NEIR provides a culturally appropriate, supportive place for participants to gain confidence, grow and become successful. The program’s management team, board of directors and advisory board are comprised of Native American business leaders, along with a variety of entrepreneurs, educators and mentors. NEIR graduates continue to be involved as a resource, and in so doing, give back to their communities and pay it forward to the next generation of graduates as part of a peer-to-peer advisory team.
The program’s goals:
· Reduce “economic leakage” in tribal communities
· Retain and grow circulation of money earned via development of local entrepreneurship
· Create tribal economic diversification, growth and sustainability
· Strengthen entrepreneurial and business skillsets for sustainable profitability
· Move from a state of “possibility” to a state of “probability” in tribal economic growth
· Grow the reality and awareness of high performance of Native American entrepreneurs throughout the U.S.
Since 2014, 24 entrepreneurs have graduated the six-week mentorship experience. Eighty-four new jobs have been created, $7.365 million in gross revenues have been generated, and four companies have received further investment as a result of their NEIR work.
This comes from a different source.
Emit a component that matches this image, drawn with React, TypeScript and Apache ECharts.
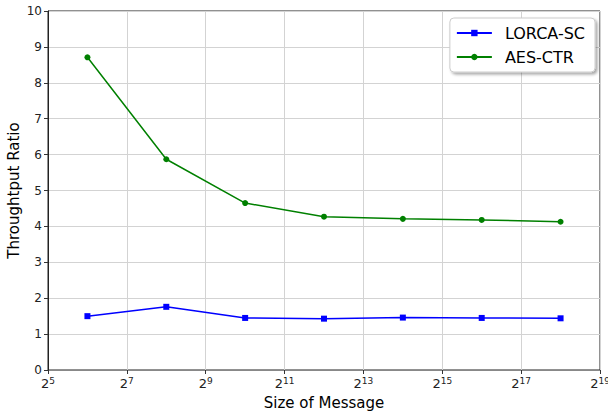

Program Director Peter Holter says that 61 percent of the program’s participants to date have been women and that the average age is 31. In addition to New Mexico, the program also serves people from nations, tribes and pueblos in Arizona, California, Montana and Oklahoma.
NEIR has received long-term grants and funding from the Administration for Native Americans (ANA-SEEDS), the Native American CDFI Assistance Fund, the Small Business Administration (SBA), and the W.K. Kellogg Foundation.